The task: Leaving out all pictures, please print only the lines from the one containing "Write the Plotly code for this chart." through the one containing "draft_err = [0.27, 0.30, 0.27, 0.12, 0.48]".

Material for this exercise:
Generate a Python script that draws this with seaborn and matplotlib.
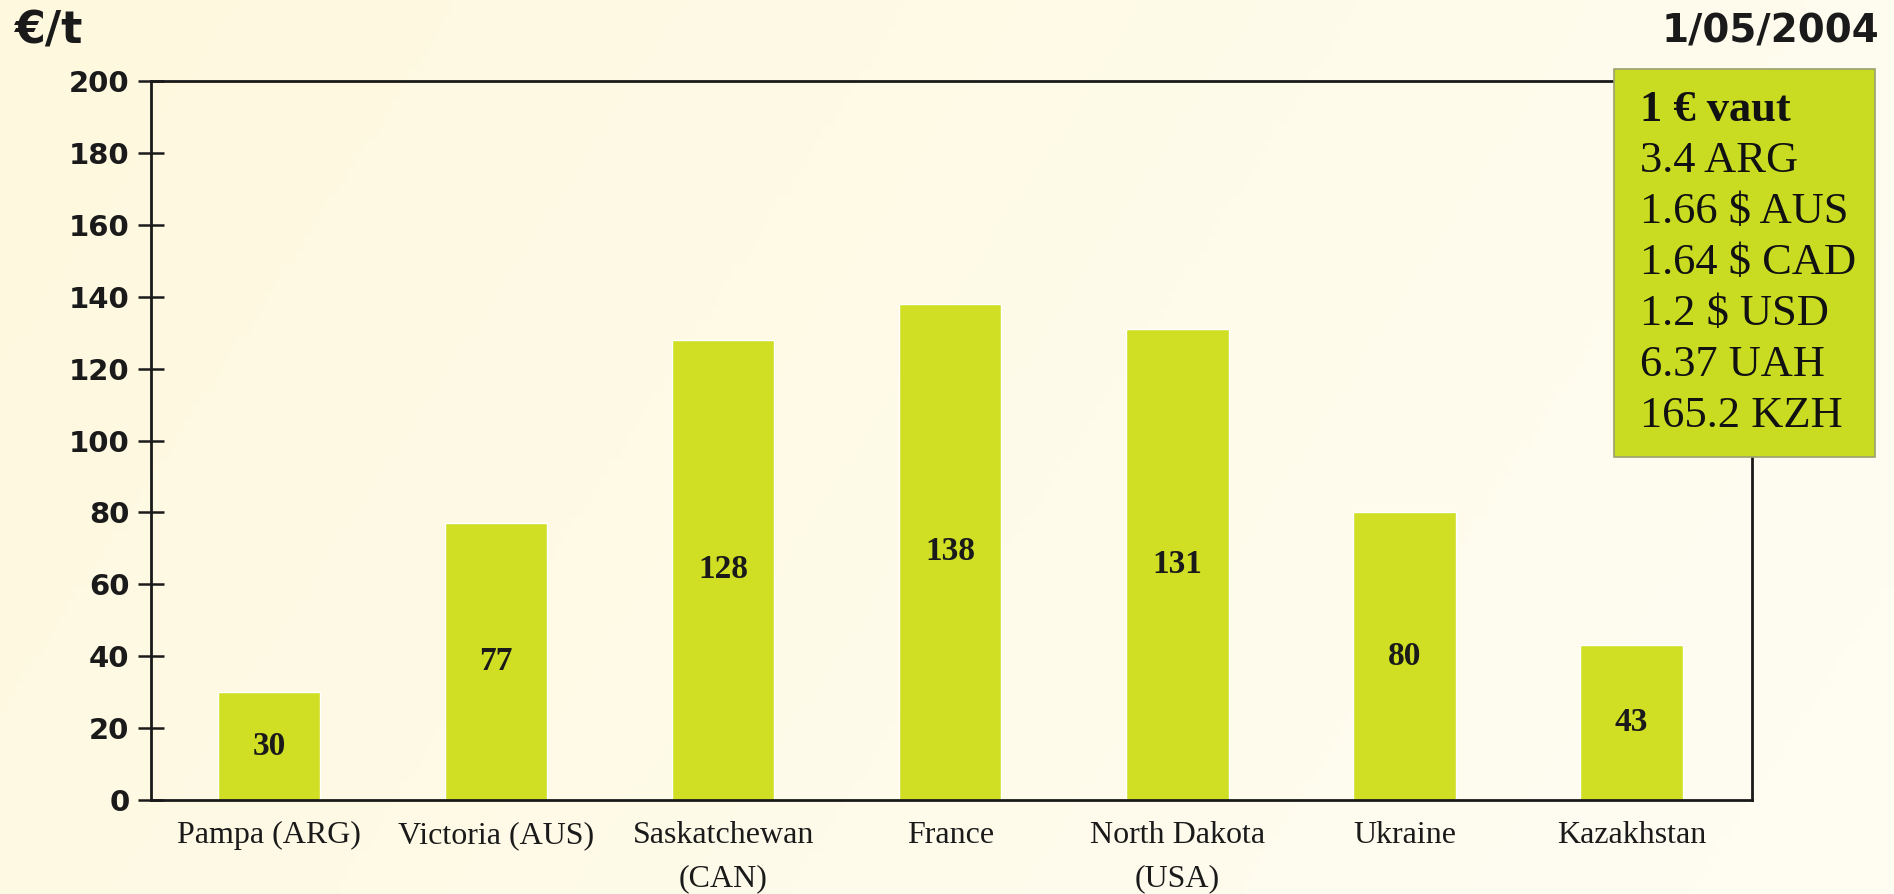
import numpy as np
import pandas as pd
import seaborn as sns
import matplotlib.pyplot as plt
from matplotlib.patches import Rectangle

# Chart data
regions = ['Pampa (ARG)', 'Victoria (AUS)', 'Saskatchewan\n(CAN)', 'France',
           'North Dakota\n(USA)', 'Ukraine', 'Kazakhstan']
prices = [30, 77, 128, 138, 131, 80, 43]
y_ticks = [0, 20, 40, 60, 80, 100, 120, 140, 160, 180, 200]
rate_values = ['3.4', '1.66 $', '1.64 $', '1.2 $', '6.37', '165.2']
rate_units = ['ARG', 'AUS', 'CAD', 'USD', 'UAH', 'KZH']

data = pd.DataFrame({'region': regions, 'price': prices})

sns.set_style('white')
bar_color = '#D0DF24'
serif = 'Liberation Serif'

fig = plt.figure(figsize=(18.94, 8.94), dpi=100)

# cream gradient background
bg = fig.add_axes([0, 0, 1, 1], zorder=-10)
grad = np.linspace(0, 1, 256).reshape(1, -1)
grad = grad + np.linspace(0, 0.3, 64).reshape(-1, 1)
bg.imshow(grad, aspect='auto', cmap=sns.blend_palette(['#FEF8DE', '#FFFDF2'], as_cmap=True),
          extent=[0, 1, 0, 1], vmin=0, vmax=1.2)
bg.axis('off')

ax = fig.add_axes([0.0797, 0.1051, 0.8453, 0.8043])
ax.set_facecolor('none')
sns.barplot(data=data, x='region', y='price', color=bar_color, saturation=1,
            width=0.45, ax=ax, zorder=2)

for c in ax.containers:
    ax.bar_label(c, labels=[str(v) for v in prices], label_type='center',
                 fontsize=24, fontweight='bold', family=serif, color='#1a1a1a')

ax.set_ylim(0, 200)
ax.set_xlim(-0.52, 6.53)
ax.set_yticks(y_ticks)
ax.set_yticklabels([str(t) for t in y_ticks], fontsize=21, fontweight='bold',
                   family='DejaVu Sans', color='#1a1a1a')
ax.tick_params(axis='y', left=True, direction='inout', length=19, width=1.8,
               color='#1a1a1a', pad=6)
ax.tick_params(axis='x', length=0, pad=15)
for lbl in ax.get_xticklabels():
    lbl.set_fontsize(23)
    lbl.set_family(serif)
    lbl.set_color('#1a1a1a')
    lbl.set_linespacing(1.65)
ax.set_xlabel('')
ax.set_ylabel('')
for s in ax.spines.values():
    s.set_visible(True)
    s.set_color('#1a1a1a')
    s.set_linewidth(2)

# unit and date
fig.text(0.008, 0.965, '€/t', fontsize=32, fontweight='bold', family='DejaVu Sans',
         color='#1a1a1a', va='center', ha='left')
fig.text(0.992, 0.965, '1/05/2004', fontsize=28, fontweight='bold', family='DejaVu Sans',
         color='#1a1a1a', va='center', ha='right')

# exchange rate box
fig.patches.append(Rectangle((0.852, 0.489), 0.138, 0.434, transform=fig.transFigure,
                             facecolor='#C9DC22', edgecolor='#9aa070', linewidth=1.2, zorder=5))
fig.text(0.866, 0.877, '1 € vaut', fontsize=32, fontweight='bold', family=serif,
         color='#111111', va='center', ha='left', zorder=6)
for i, (v, u) in enumerate(zip(rate_values, rate_units)):
    fig.text(0.866, 0.877 - (i + 1) * 0.057, f'{v} {u}', fontsize=32, family=serif,
             color='#111111', va='center', ha='left', zorder=6)

plt.savefig('out.png', dpi=100)
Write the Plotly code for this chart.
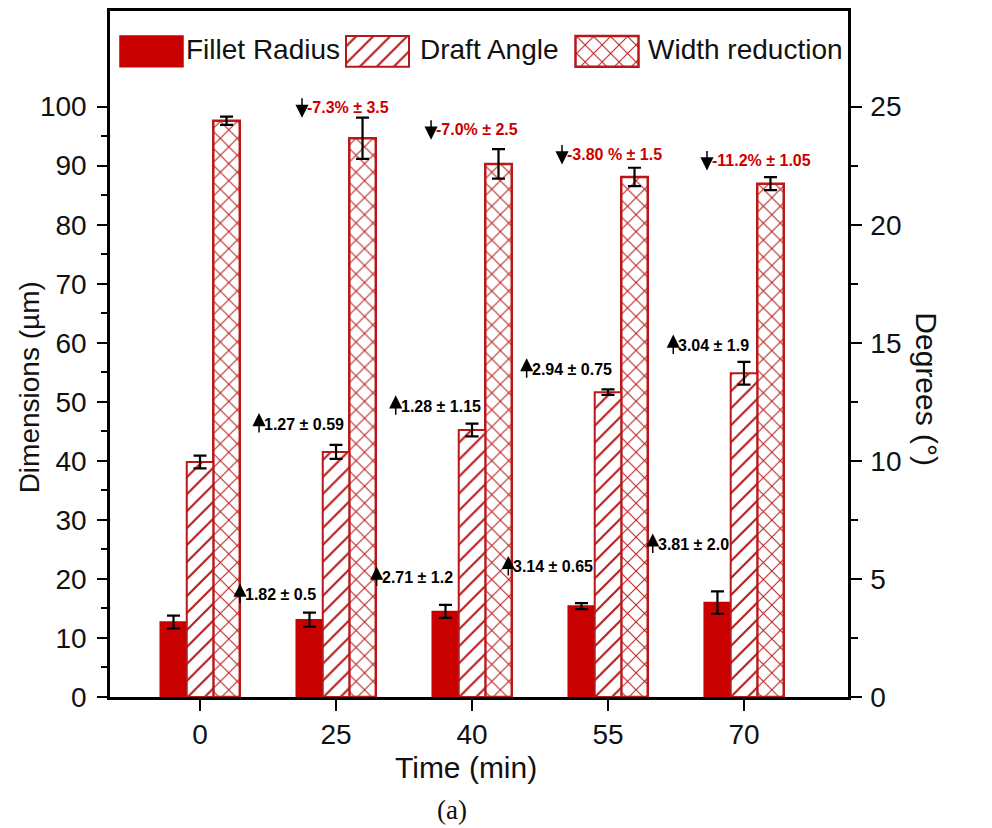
import plotly.graph_objects as go

# ---- data -------------------------------------------------------------
times = ["0", "25", "40", "55", "70"]

fillet_radius = [12.7, 13.1, 14.5, 15.4, 16.0]       # µm (left axis)
fillet_err = [1.1, 1.2, 1.1, 0.5, 1.9]

draft_angle = [9.95, 10.38, 11.31, 12.91, 13.71]     # degrees (right axis)
draft_err = [0.27, 0.30, 0.27, 0.12, 0.48]

width_reduction = [97.6, 94.65, 90.3, 88.1, 86.95]   # µm (left axis)
width_err = [0.7, 3.5, 2.5, 1.55, 1.1]

series_names = ["Fillet Radius", "Draft Angle", "Width reduction"]

width_change_labels = ["-7.3% ± 3.5", "-7.0% ± 2.5", "-3.80 % ± 1.5", "-11.2% ± 1.05"]
fillet_change_labels = ["1.82 ± 0.5", "2.71 ± 1.2", "3.14 ± 0.65", "3.81 ± 2.0"]
draft_change_labels = ["1.27 ± 0.59", "1.28 ± 1.15", "2.94 ± 0.75", "3.04 ± 1.9"]

# ---- styling ----------------------------------------------------------
RED = "#C80000"
EDGE = "#B81818"
FONT = "Liberation Sans, Arial, sans-serif"
W, H = 992, 828
L, R, T, B = 110, 144, 8, 131          # plot-area margins (px)
PW, PH = W - L - R, H - T - B

bar_w = 0.195
offsets = [-1.5 * bar_w, -0.5 * bar_w, 0.5 * bar_w]

hatch = dict(shape="/", fgcolor=EDGE, bgcolor="white", size=12, solidity=0.17,
             fgopacity=1)
cross = dict(shape="x", fgcolor=EDGE, bgcolor="white", size=12, solidity=0.16,
             fgopacity=1)
err_style = dict(type="data", color="black", thickness=2.2, width=6.5)

fig = go.Figure()

fig.add_trace(go.Bar(
    x=times, y=fillet_radius, name=series_names[0], width=bar_w, offset=offsets[0],
    marker=dict(color=RED, line=dict(color=RED, width=1.5)),
    error_y=dict(array=fillet_err, **err_style), yaxis="y", showlegend=False))

fig.add_trace(go.Bar(
    x=times, y=draft_angle, name=series_names[1], width=bar_w, offset=offsets[1],
    marker=dict(color="white", line=dict(color=EDGE, width=2), pattern=hatch),
    error_y=dict(array=draft_err, **err_style), yaxis="y2", showlegend=False))

fig.add_trace(go.Bar(
    x=times, y=width_reduction, name=series_names[2], width=bar_w, offset=offsets[2],
    marker=dict(color="white", line=dict(color=EDGE, width=2.5), pattern=cross),
    error_y=dict(array=width_err, **err_style), yaxis="y", showlegend=False))

# ---- legend drawn as swatches on an overlay axis (pixel units) ---------
legend_swatch_x = [41.5, 267.5, 497]     # swatch centres, px from plot left
legend_text_x = [74, 308, 536]
swatch_w, swatch_base, swatch_h = 63, 633, 31
legend_markers = [
    dict(color=RED, line=dict(color=RED, width=1.5)),
    dict(color="white", line=dict(color=EDGE, width=2), pattern=hatch),
    dict(color="white", line=dict(color=EDGE, width=2.5), pattern=cross),
]
for i, name in enumerate(series_names):
    fig.add_trace(go.Bar(
        x=[legend_swatch_x[i]], y=[swatch_h], base=[swatch_base], width=swatch_w,
        marker=legend_markers[i], xaxis="x3", yaxis="y3", showlegend=False,
        hoverinfo="skip"))

annotations = []
for i, name in enumerate(series_names):
    annotations.append(dict(
        x=legend_text_x[i], y=swatch_base + swatch_h / 2 + 2, xref="x3", yref="y3",
        text=name, showarrow=False, xanchor="left", yanchor="middle",
        font=dict(family=FONT, size=28, color="#111")))

# ---- change labels with arrows ----------------------------------------
def change_label(x, y, text, color, up):
    # arrow from tail to tip at (x, y), text to the right of the arrow
    annotations.append(dict(
        x=x, y=y, xref="x", yref="y", text="", showarrow=True,
        ax=0, ay=21 if up else -21, arrowhead=2, arrowsize=1.75, arrowwidth=1.5,
        arrowcolor="black"))
    annotations.append(dict(
        x=x, y=y, xref="x", yref="y", text=text, showarrow=False,
        xanchor="left", yanchor="middle", xshift=3, yshift=-11 if up else 10,
        font=dict(family=FONT, size=16, color=color, weight="bold")))

width_label_pos = [(0.75, 98.1), (1.699, 94.4), (2.662, 90.2), (3.728, 89.2)]
fillet_label_pos = [(0.294, 19.2), (1.299, 22.1), (2.267, 23.9), (3.329, 27.7)]
draft_label_pos = [(0.434, 48.1), (1.439, 51.1), (2.402, 57.4), (3.48, 61.4)]

for (x, y), t in zip(width_label_pos, width_change_labels):
    change_label(x, y, t, "#CC0000", up=False)
for (x, y), t in zip(fillet_label_pos, fillet_change_labels):
    change_label(x, y, t, "black", up=True)
for (x, y), t in zip(draft_label_pos, draft_change_labels):
    change_label(x, y, t, "black", up=True)

# ---- axis titles and caption ------------------------------------------
def px(xp):
    return (xp - L) / PW

def py(yp):
    return (H - B - yp) / PH

def title(xp, yp, text, size, angle=0, family=FONT):
    return dict(x=px(xp), y=py(yp), xref="paper", yref="paper", text=text,
                textangle=angle, showarrow=False, xanchor="center", yanchor="middle",
                font=dict(family=family, size=size, color="#111"))

annotations += [
    title(29, 386, "Dimensions (µm)", 28, -90),
    title(927, 388, "Degrees (°)", 30, 90),
    title(466, 768, "Time (min)", 30),
    title(452, 810, "(a)", 27, 0, "Liberation Serif, Times New Roman, serif"),
]

axis_common = dict(showline=True, linecolor="black", linewidth=2.5, showgrid=False,
                   zeroline=False, ticks="outside", tickcolor="black", tickwidth=2,
                   tickfont=dict(family=FONT, size=28, color="#111"))

fig.update_layout(
    width=W, height=H,
    margin=dict(l=L, r=R, t=T, b=B, pad=0),
    paper_bgcolor="white", plot_bgcolor="white",
    barmode="overlay",
    annotations=annotations,
    xaxis=dict(type="category", range=[-0.662, 4.765], mirror=True, ticklen=11,
               ticklabelstandoff=0, **axis_common),
    yaxis=dict(range=[0, 116.2], tickvals=list(range(0, 101, 10)), ticklen=10,
               ticklabelstandoff=5,
               minor=dict(tickvals=list(range(5, 100, 10)), ticks="outside",
                          ticklen=6, tickwidth=2, tickcolor="black"),
               **axis_common),
    yaxis2=dict(range=[0, 29.05], overlaying="y", side="right",
                tickvals=[0, 5, 10, 15, 20, 25], ticklen=11, ticklabelstandoff=3,
                minor=dict(tickvals=[2.5, 7.5, 12.5, 17.5, 22.5], ticks="outside",
                           ticklen=7, tickwidth=2, tickcolor="black"),
                **axis_common),
    xaxis3=dict(overlaying="x", range=[0, PW], visible=False),
    yaxis3=dict(overlaying="y", range=[0, PH], visible=False),
)

fig.write_html("out.html")
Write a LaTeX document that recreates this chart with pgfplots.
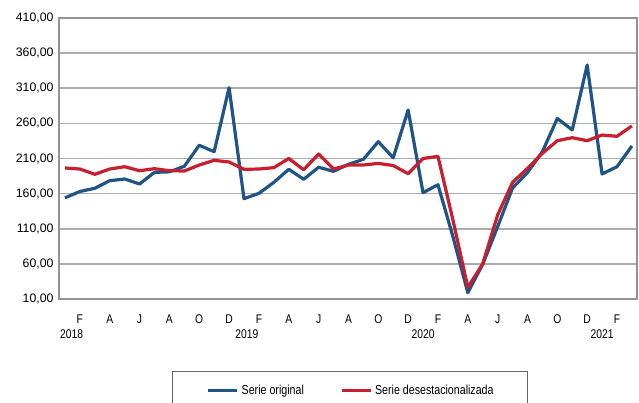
\documentclass[border=0pt]{standalone}
\usepackage{pgfplots}
\usepackage{pgfplotstable}
\pgfplotsset{compat=1.18}
\usepackage{fontspec}
\setmainfont{Liberation Sans}
\newfontfamily\narrowfont[FakeStretch=0.82]{Liberation Sans}
\definecolor{serieblue}{RGB}{30,84,135}
\definecolor{seriered}{RGB}{200,30,45}

\pgfplotstableread{
x y
0 154
1 163
2 167.6
3 178.4
4 180.8
5 173.7
6 190.3
7 191
8 198.9
9 228.8
10 219.7
11 310.8
12 152.8
13 160.4
14 176
15 194.6
16 180.4
17 197.5
18 191.8
19 201.7
20 208.8
21 234
22 211
23 279
24 161.3
25 172.7
26 99
27 19
28 59.4
29 113
30 168
31 190
32 219.7
33 267
34 250.6
35 343
36 188
37 198.3
38 227.8
}\original

\pgfplotstableread{
x y
0 196.5
1 195
2 187.5
3 195
4 198.3
5 192.6
6 195.5
7 192.6
8 192.2
9 200.7
10 207.4
11 205
12 194.6
13 195
14 197
15 210
16 194
17 216.4
18 195
19 200.7
20 200.7
21 203
22 200
23 188.4
24 210
25 213
26 122.7
27 26.6
28 60
29 129.6
30 176
31 196
32 217.4
33 235.3
34 239.6
35 235.3
36 243.4
37 241.6
38 256.3
}\desest

\begin{document}
\begin{tikzpicture}
\begin{axis}[
  name=ax,
  scale only axis,
  width=578pt, height=281pt,
  xmin=-0.4, xmax=38.34,
  ymin=10, ymax=410,
  ytick={10,60,...,410},
  xtick={1,3,...,37},
  xticklabels={F,A,J,A,O,D,F,A,J,A,O,D,F,A,J,A,O,D,F},
  extra x ticks={0.45,12.2,24,36},
  extra x tick labels={2018,2019,2020,2021},
  extra x tick style={grid=none, tick label style={yshift=-15pt}},
  x tick label style={font=\narrowfont\fontsize{12.6}{14}\selectfont, yshift=-12pt},
  y tick label style={font=\fontsize{12.3}{14}\selectfont, xshift=-2pt},
  /pgf/number format/.cd, fixed, fixed zerofill, precision=2, use comma, assume math mode=true,
  /pgfplots/.cd,
  major tick length=0pt,
  ymajorgrids,
  grid style={color=gray!65, line width=1.6pt},
  axis line style={color=gray!85, line width=1.8pt},
  legend columns=2,
  legend image code/.code={\draw[#1] (0pt,0pt) -- (29pt,0pt);},
  legend style={
    at={(axis description cs:0.1955,-0.256)}, anchor=north west,
    draw=gray!80!black, line width=1pt,
    font=\narrowfont\fontsize{13}{15}\selectfont,
    inner xsep=34pt, inner ysep=14pt,
    nodes={inner sep=0pt},
    /tikz/every odd column/.append style={column sep=3pt},
    /tikz/every even column/.append style={column sep=36pt},
  },
]
\addplot[color=serieblue, line width=3.2pt, line join=round, no marks] table[x=x,y=y] {\original};
\addlegendentry{Serie original}
\addplot[color=seriered, line width=3.2pt, line join=round, no marks] table[x=x,y=y] {\desest};
\addlegendentry{Serie desestacionalizada}
\end{axis}
\pgfresetboundingbox
\useasboundingbox ([shift={(-59pt,-104pt)}]ax.south west) rectangle ([shift={(2pt,18pt)}]ax.north east);
\end{tikzpicture}
\end{document}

Finished task:
Write the Plotly code for this chart.
import plotly.graph_objects as go

# ---- data -------------------------------------------------------------
times = ["0", "25", "40", "55", "70"]

fillet_radius = [12.7, 13.1, 14.5, 15.4, 16.0]       # µm (left axis)
fillet_err = [1.1, 1.2, 1.1, 0.5, 1.9]

draft_angle = [9.95, 10.38, 11.31, 12.91, 13.71]     # degrees (right axis)
draft_err = [0.27, 0.30, 0.27, 0.12, 0.48]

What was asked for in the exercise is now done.